Leaders head to crucial Queensland seats
Leaders from both sides of politics began the week in Queensland, a key battleground state where both parties will be expected to hold and win crucial marginal seats if they wish to be successful at the next Federal Election. Prime Minister Scott Morrison commenced his second full week as PM in Cairns, where he recommitted federal funding for the Cairns Innovation Centre at James Cook University. Morrison then travelled to Townsville where he announced $75 million in new funding to expand the city’s port, improving access for cargo and passenger ships, while also visiting soldiers at Lavarack Barracks and attending a defence demonstration.
Opposition Leader Bill Shorten began his Sunshine State blitz with an address to the state Labor conference in Brisbane where he promised a future Labor government will commit $500 million to upgrade key inland roads. Mr Shorten then hosted a town hall meeting in Rockhampton before travelling to Townsville where he also visited troops and announced that, if elected, he will sign a Military Covenant which would enshrine in legislation the government’s commitment to the health and welfare of serving and retired defence force personnel.
PM scraps pension plans
Prime Minister Scott Morrison has announced the Government will not proceed with plans to raise the pension age to 70. The legislation to bring the change into effect has, to date, failed to achieve enough support to pass the Senate. Mr Morrison said the changes are no longer required due to the strong state of the economy and improving budget position. Opposition Leader Bill Shorten welcomed the move but criticised Morrison for backing down from the position he previously supported when he was Treasurer, questioning “what does Scott Morrison really believe?”.
Au pair saga continues
Home Affairs Minister Peter Dutton has continued to face scrutiny in relation to his ministerial intervention in a number of visa cases, including two cases involving au pairs. A Senate Committee inquiry has been established to investigate the matter, with a hearing held in Canberra this week. Former head of the Australian Border Force, Roman Quaedvlieg, weighed in on the fiasco, writing to the Senate Committee Chair to say he once received a phone call from Minister Dutton’s office seeking help for a “mate” of the minister whose family had an au pair in detention and facing deportation at Brisbane airport. The Greens’ Adam Bandt has indicated he will move a motion of no confidence in Minister Dutton when parliament resumes next week, with support from the Opposition and some crossbenchers. A tight vote is expected now the Government’s numbers in the House have been diminished by the resignation of former PM Malcolm Turnbull.

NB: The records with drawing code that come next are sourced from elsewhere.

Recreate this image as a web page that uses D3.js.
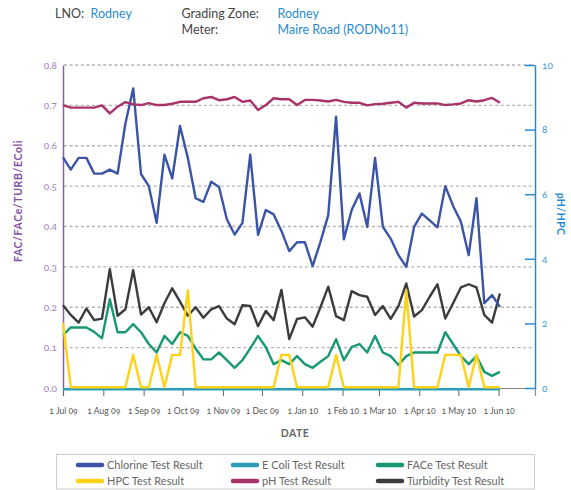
<!DOCTYPE html>
<html><head><meta charset="utf-8">
<script src="https://cdn.jsdelivr.net/npm/d3@7/dist/d3.min.js"></script>
<style>
body{margin:0;background:#fff;}
svg{font-family:Lato,"Open Sans",sans-serif;}
.num{font-variant-numeric:oldstyle-nums;font-feature-settings:"onum" 1;}
</style></head><body>
<svg id="c" width="571" height="490"></svg>
<script>
const dates = ["2009-07-01","2009-07-07","2009-07-13","2009-07-19","2009-07-25","2009-07-31",
"2009-08-06","2009-08-12","2009-08-18","2009-08-24","2009-08-30",
"2009-09-05","2009-09-11","2009-09-17","2009-09-23","2009-09-29",
"2009-10-05","2009-10-11","2009-10-17","2009-10-23","2009-10-29",
"2009-11-04","2009-11-10","2009-11-16","2009-11-22","2009-11-28",
"2009-12-04","2009-12-10","2009-12-16","2009-12-22","2009-12-28",
"2010-01-03","2010-01-09","2010-01-15","2010-01-21","2010-01-27",
"2010-02-02","2010-02-08","2010-02-14","2010-02-20","2010-02-26",
"2010-03-04","2010-03-10","2010-03-16","2010-03-22","2010-03-28",
"2010-04-03","2010-04-09","2010-04-15","2010-04-21","2010-04-27",
"2010-05-03","2010-05-09","2010-05-15","2010-05-21","2010-05-27","2010-06-02"];

const chlorine = [0.571,0.541,0.570,0.570,0.531,0.531,0.541,0.531,0.655,0.742,0.530,
0.500,0.409,0.578,0.519,0.649,0.570,0.470,0.461,0.511,0.498,
0.418,0.380,0.409,0.578,0.379,0.441,0.430,0.389,0.339,0.361,
0.361,0.302,0.362,0.428,0.672,0.368,0.441,0.482,0.399,0.570,
0.399,0.370,0.329,0.300,0.399,0.432,0.415,0.398,0.500,0.451,
0.412,0.329,0.470,0.210,0.230,0.201];
const ecoli = dates.map(() => 0);
const face = [0.131,0.150,0.150,0.150,0.139,0.123,0.220,0.138,0.138,0.158,0.138,
0.109,0.088,0.129,0.109,0.138,0.129,0.098,0.071,0.071,0.088,
0.069,0.050,0.069,0.098,0.129,0.101,0.059,0.069,0.059,0.079,
0.059,0.050,0.065,0.079,0.121,0.069,0.101,0.109,0.088,0.129,
0.088,0.079,0.057,0.079,0.088,0.088,0.088,0.088,0.138,0.109,
0.079,0.059,0.079,0.040,0.030,0.040];
const hpc = [2,0,0,0,0,0,0,0,0,1,0,
0,1,0,1,1,3,0,0,0,0,
0,0,0,0,0,0,0,1,1,0,
0,0,0,0,1,0,0,0,0,0,
0,0,0,3,0,0,0,0,1,1,
1,0,1,0,0,0];
const ph = [8.76,8.68,8.68,8.68,8.68,8.75,8.50,8.71,8.85,8.78,8.76,
8.82,8.76,8.76,8.80,8.86,8.86,8.86,8.97,9.01,8.91,
8.94,9.01,8.86,8.90,8.61,8.76,8.97,8.94,8.94,8.76,
8.92,8.92,8.90,8.87,8.92,8.86,8.83,8.83,8.75,8.79,
8.80,8.83,8.86,8.68,8.83,8.81,8.81,8.81,8.76,8.78,
8.81,8.91,8.87,8.91,8.98,8.83];
const turbidity = [0.205,0.181,0.162,0.197,0.168,0.172,0.294,0.179,0.195,0.292,0.182,
0.200,0.163,0.210,0.247,0.214,0.179,0.200,0.174,0.195,0.203,
0.172,0.158,0.205,0.203,0.153,0.191,0.168,0.243,0.121,0.171,
0.175,0.152,0.200,0.251,0.178,0.168,0.240,0.230,0.226,0.181,
0.203,0.171,0.203,0.259,0.177,0.193,0.226,0.257,0.172,0.210,
0.249,0.257,0.249,0.181,0.162,0.234];

const leftTicks = [0.0,0.1,0.2,0.3,0.4,0.5,0.6,0.7,0.8];
const rightTicks = [0,2,4,6,8,10];
const monthTicks = ["2009-07-01","2009-08-01","2009-09-01","2009-10-01","2009-11-01","2009-12-01",
"2010-01-01","2010-02-01","2010-03-01","2010-04-01","2010-05-01","2010-06-01"];

const seriesNames = ["Chlorine Test Result","E Coli Test Result","FACe Test Result","HPC Test Result","pH Test Result","Turbidity Test Result"];
const seriesColors = ["#3b54a5","#2a9cb8","#179873","#ffd21a","#a8336b","#3c3c3e"];

const parse = d3.timeParse("%Y-%m-%d");
const svg = d3.select("#c");

const x = d3.scaleTime().domain([parse("2009-07-01"), parse("2010-06-29")]).range([63,535]);
const yL = d3.scaleLinear().domain([0,0.8]).range([388,65]);
const yR = d3.scaleLinear().domain([0,10]).range([388,65]);

// header
const hdr = svg.append("g").style("font-size","12.5px");
hdr.append("text").attr("x",55).attr("y",18).attr("fill","#444").text("LNO:");
hdr.append("text").attr("x",90.5).attr("y",18).attr("fill","#2a8ad0").text("Rodney");
hdr.append("text").attr("x",181.5).attr("y",18).attr("fill","#444").text("Grading Zone:");
hdr.append("text").attr("x",277.5).attr("y",18).attr("fill","#2a8ad0").text("Rodney");
hdr.append("text").attr("x",181.5).attr("y",34).attr("fill","#444").text("Meter:");
hdr.append("text").attr("x",277.5).attr("y",34).attr("fill","#2a8ad0").text("Maire Road (RODNo11)");

// gridlines
svg.append("g").selectAll("line").data(leftTicks.filter(d=>d>0)).join("line")
  .attr("x1",64).attr("x2",534).attr("y1",d=>yL(d)).attr("y2",d=>yL(d))
  .attr("stroke","#b3b3b3").attr("stroke-width",1.3).attr("stroke-dasharray","3,2.6");

// x axis
const xa = svg.append("g").attr("transform","translate(0,388)")
  .call(d3.axisBottom(x).tickValues(monthTicks.map(parse)).tickSize(8).tickPadding(12)
    .tickFormat(d3.timeFormat("1 %b %y")));
xa.select(".domain").attr("stroke","#888").attr("stroke-width",1.2);
xa.selectAll(".tick line").attr("stroke","#666").attr("stroke-width",1);
xa.selectAll(".tick text").attr("class","num").attr("fill","#555").style("font-size","8.6px").style("font-family","Lato");
svg.append("text").attr("x",295).attr("y",437).attr("text-anchor","middle")
  .attr("fill","#666").style("font-size","10.5px").style("font-weight","bold").style("letter-spacing","0.5px").text("DATE");

// left axis
const la = svg.append("g").attr("transform","translate(63,0)")
  .call(d3.axisLeft(yL).tickValues(leftTicks).tickSize(0).tickPadding(6).tickFormat(d3.format(".1f")));
la.select(".domain").attr("stroke","#8b5ca8").attr("stroke-width",1.5);
la.selectAll(".tick text").attr("class","num").attr("fill","#9d80c2").style("font-size","10px").style("font-family","Lato");
svg.append("text").attr("transform","translate(22,201) rotate(-90)").attr("text-anchor","middle")
  .attr("fill","#7f52a1").style("font-size","10.5px").style("font-weight","bold").style("letter-spacing","0.6px")
  .text("FAC/FACe/TURB/EColi");

// right axis
const ra = svg.append("g").attr("transform","translate(535,0)")
  .call(d3.axisRight(yR).tickValues(rightTicks).tickSizeInner(-10).tickSizeOuter(0).tickPadding(8));
ra.select(".domain").attr("stroke","#2a8ad0").attr("stroke-width",1.5);
ra.selectAll(".tick line").attr("stroke","#2a8ad0").attr("stroke-width",1.5);
ra.selectAll(".tick text").attr("class","num").attr("fill","#3a95d5").style("font-size","10px").style("font-family","Lato").attr("x",7);
svg.append("text").attr("transform","translate(557,214) rotate(90)").attr("text-anchor","middle")
  .attr("fill","#2a8ad0").style("font-size","10.5px").style("font-weight","bold").style("letter-spacing","0.4px")
  .text("pH/HPC");

// lines
const parsed = dates.map(parse);
function drawLine(vals, yScale, color, dy){
  const line = d3.line().x((d,i)=>x(parsed[i])).y(d=>yScale(d));
  svg.append("path").datum(vals).attr("d",line).attr("fill","none")
    .attr("stroke",color).attr("stroke-width",2.4).attr("stroke-linejoin","round")
    .attr("transform", dy ? `translate(0,${dy})` : null);
}
drawLine(ecoli, yL, seriesColors[1], 1.2);
drawLine(face, yL, seriesColors[2]);
drawLine(turbidity, yL, seriesColors[5]);
drawLine(chlorine, yL, seriesColors[0]);
drawLine(ph, yR, seriesColors[4]);
drawLine(hpc, yR, seriesColors[3], -0.8);

// legend
const lg = svg.append("g");
lg.append("rect").attr("x",56.5).attr("y",454.5).attr("width",478).attr("height",34.5)
  .attr("fill","#fff").attr("stroke","#ccc").attr("stroke-width",1);
const colX = [78,233,378];
const rowY = [465,481];
seriesNames.forEach((n,i)=>{
  const cx = colX[i%3], cy = rowY[Math.floor(i/3)];
  lg.append("line").attr("x1",cx).attr("x2",cx+24).attr("y1",cy).attr("y2",cy)
    .attr("stroke",seriesColors[i]).attr("stroke-width",4.5).attr("stroke-linecap","round");
  lg.append("text").attr("x",cx+29).attr("y",cy+4).attr("fill","#666").style("font-size","11px").text(n);
});
</script>
</body></html>
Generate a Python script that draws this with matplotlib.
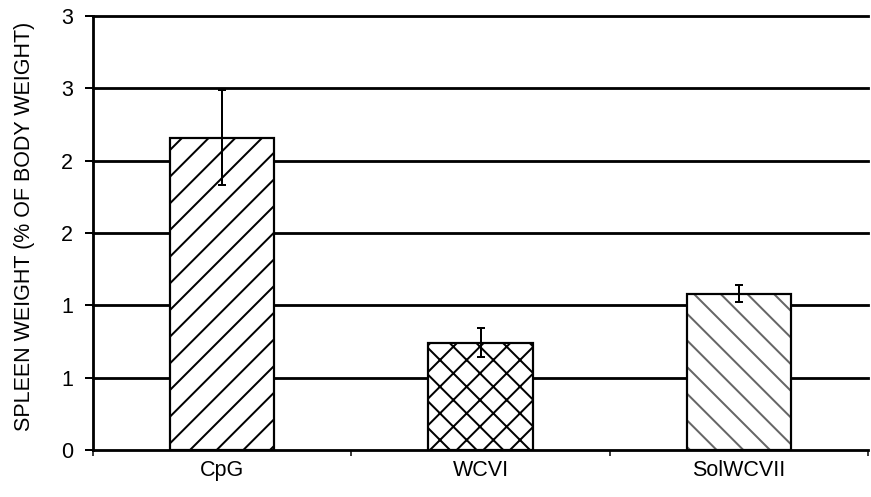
import matplotlib
matplotlib.use('Agg')
import matplotlib.pyplot as plt
import numpy as np

# data
groups = ['CpG', 'WCVI', 'SolWCVII']
spleen_pct = [2.16, 0.74, 1.08]
spleen_err = [0.33, 0.10, 0.06]
hatches = ['//', 'xx', '\\\\']
ytick_vals = [0, 0.5, 1, 1.5, 2, 2.5, 3]
ytick_labels = ['0', '1', '1', '2', '2', '3', '3']

DPI = 160
px = 72.0 / DPI  # one pixel in points
FS = 9.7

plt.rcParams['font.family'] = ['Liberation Sans', 'DejaVu Sans']
plt.rcParams['hatch.linewidth'] = 2 * px

fig = plt.figure(figsize=(871 / DPI, 497 / DPI), dpi=DPI)
ax = fig.add_axes([93 / 871, 1 - 450 / 497, (868 - 93) / 871, (450 - 16) / 497])

x = np.arange(len(groups))
# hatch layer (SolWCVII gets a lighter, "dotted" looking hatch)
for i in range(len(groups)):
    hc = '#666666' if i == 2 else 'black'
    ax.bar(x[i], spleen_pct[i], width=0.405, color='white', edgecolor=hc,
           hatch=hatches[i], linewidth=0, zorder=2)
# outline layer
ax.bar(x, spleen_pct, width=0.405, color='none', edgecolor='black',
       linewidth=2.2 * px, zorder=3)
ax.errorbar(x, spleen_pct, yerr=spleen_err, fmt='none', ecolor='black',
            elinewidth=2 * px, capsize=4 * px, capthick=2 * px, zorder=4)

ax.set_xlim(-0.5, 2.5)
ax.set_ylim(0, 3)
ax.set_yticks(ytick_vals)
ax.set_yticklabels(ytick_labels)
ax.set_xticks(x)
ax.set_xticklabels(groups)
ax.set_xticks([-0.5, 0.5, 1.5, 2.5], minor=True)

ax.tick_params(axis='y', direction='out', length=8 * px, width=2 * px,
               pad=12 * px, labelsize=FS)
ax.tick_params(axis='x', which='major', length=0, pad=10 * px, labelsize=FS)
ax.tick_params(axis='x', which='minor', direction='out', length=6 * px, width=1.5 * px)

ax.yaxis.grid(True, color='black', linewidth=2.8 * px)
ax.set_axisbelow(True)
for side in ['top', 'right', 'bottom']:
    ax.spines[side].set_visible(False)
ax.spines['left'].set_linewidth(2.8 * px)
for gl in ax.get_ygridlines():
    gl.set_clip_on(False)

fig.text(25 / 871, 1 - 226 / 497, 'SPLEEN WEIGHT (% OF BODY WEIGHT)',
         rotation=90, ha='center', va='center', fontsize=FS)

fig.savefig('out.png', dpi=DPI)
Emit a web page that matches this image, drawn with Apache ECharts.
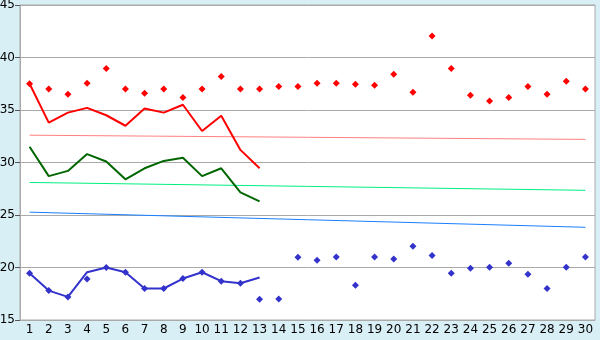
<!DOCTYPE html>
<html><head><meta charset="utf-8">
<script src="https://cdn.jsdelivr.net/npm/echarts@6/dist/echarts.min.js"></script>
<style>html,body{margin:0;padding:0;background:#d9eff6;}#c{width:600px;height:340px;}</style>
</head><body><div id="c"></div>
<script>
const categories = Array.from({length:30},(_,i)=>String(i+1));
const redLine = [37.5,33.8,34.75,35.2,34.5,33.5,35.15,34.75,35.5,33.0,34.45,31.2,29.45];
const redPoints = [37.5,37,36.5,37.55,38.95,37,36.6,37,36.2,37,38.2,37,37,37.25,37.25,37.55,37.55,37.45,37.35,38.4,36.7,42.05,38.95,36.4,35.85,36.2,37.25,36.5,37.75,37];
const greenLine = [31.5,28.7,29.2,30.8,30.1,28.4,29.45,30.15,30.45,28.7,29.45,27.15,26.3];
const blueLine = [19.45,17.8,17.2,19.55,20.0,19.55,18.0,18.0,18.95,19.55,18.7,18.5,19.05];
const bluePoints = [19.45,17.8,17.2,18.9,20.0,19.55,18.0,18.0,18.95,19.55,18.7,18.5,16.97,17.0,20.97,20.7,21.0,18.3,21.0,20.8,22.02,21.15,19.45,19.92,20.02,20.4,19.35,18.0,20.02,21.0];
const trendPink = [32.6, 32.2];
const trendGreen = [28.1, 27.35];
const trendBlue = [25.27, 23.83];
const yTicks = [15,20,25,30,35,40,45];

function ends(pair){const a=new Array(categories.length).fill(null);a[0]=pair[0];a[a.length-1]=pair[1];return a;}

const font = {fontFamily:'DejaVu Sans',fontSize:12,color:'#000'};
const chart = echarts.init(document.getElementById('c'));
chart.setOption({
  animation:false,
  backgroundColor:'#d9eff6',
  grid:{left:20,right:5,top:5,bottom:20,containLabel:false,outerBoundsMode:'none',show:true,backgroundColor:'#fff',borderColor:'#aaa',borderWidth:1},
  xAxis:{type:'category',data:categories,boundaryGap:true,
    axisLine:{lineStyle:{color:'#aaa',width:1}},
    axisTick:{alignWithLabel:true,length:5,lineStyle:{color:'#555'}},
    axisLabel:Object.assign({margin:4,interval:0},font),splitLine:{show:false}},
  yAxis:{type:'value',min:yTicks[0],max:yTicks[yTicks.length-1],interval:5,
    axisLine:{show:true,lineStyle:{color:'#aaa',width:1}},
    axisTick:{show:true,length:5,lineStyle:{color:'#555'}},
    axisLabel:Object.assign({margin:5},font),
    splitLine:{lineStyle:{color:'#aaa',width:1}}},
  series:[
    {type:'line',data:ends(trendPink),connectNulls:true,showSymbol:false,lineStyle:{color:'#ff8080',width:1},z:2},
    {type:'line',data:ends(trendGreen),connectNulls:true,showSymbol:false,lineStyle:{color:'#00f080',width:1},z:2},
    {type:'line',data:ends(trendBlue),connectNulls:true,showSymbol:false,lineStyle:{color:'#1a7fff',width:1},z:2},
    {type:'line',data:redLine,showSymbol:false,lineStyle:{color:'#ff0000',width:2},z:3},
    {type:'line',data:greenLine,showSymbol:false,lineStyle:{color:'#006600',width:2},z:3},
    {type:'line',data:blueLine,showSymbol:false,lineStyle:{color:'#3333cc',width:2},z:3},
    {type:'scatter',data:redPoints,symbol:'diamond',symbolSize:7,itemStyle:{color:'#ff0000',opacity:1},z:4},
    {type:'scatter',data:bluePoints,symbol:'diamond',symbolSize:7,itemStyle:{color:'#3333cc',opacity:1},z:4}
  ]
});
</script></body></html>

Governor-General confirms intention to retire
Governor-General Sir Peter Cosgrove has signalled his intention to retire from duty when his term expires in March, saying the move will allow someone with “new vigour” to take over the role. The announcement comes after Opposition Leader Bill Shorten wrote to Prime Minister Scott Morrison last week requesting he extend Sir Peter’s term by six months until after the next election, due by May.
First Liberal South Australian Budget in 17 years
South Australian Treasurer Rob Lucas has handed down the first Budget of the Marshall Liberal Government, making a number of cuts to government programs and the public service while outlining ambitious spending on infrastructure and a focus on health and education. The Budget revealed a greater than expected deficit of $397 million in 2017-18 and predicted a small $48 million surplus next year, with increasing surpluses over the forward estimates. If you missed GRACosway’s earlier briefing on the 2018-19 South Australian Budget, you can catch up here.
Wagga Wagga voters face by-election
Voters in the NSW state seat of Wagga Wagga will head to the polls this weekend in a by-election triggered by the resignation of former MP Daryl Maguire. It’s shaping up to be a close contest, with the latest polling showing a fall in the Liberals’ primary vote in the seat. The Nationals have agreed not to run a candidate, while Liberal candidate Julia Ham will go up against popular independent Dr Joe McGirr and the Labor Party’s Dan Hayes.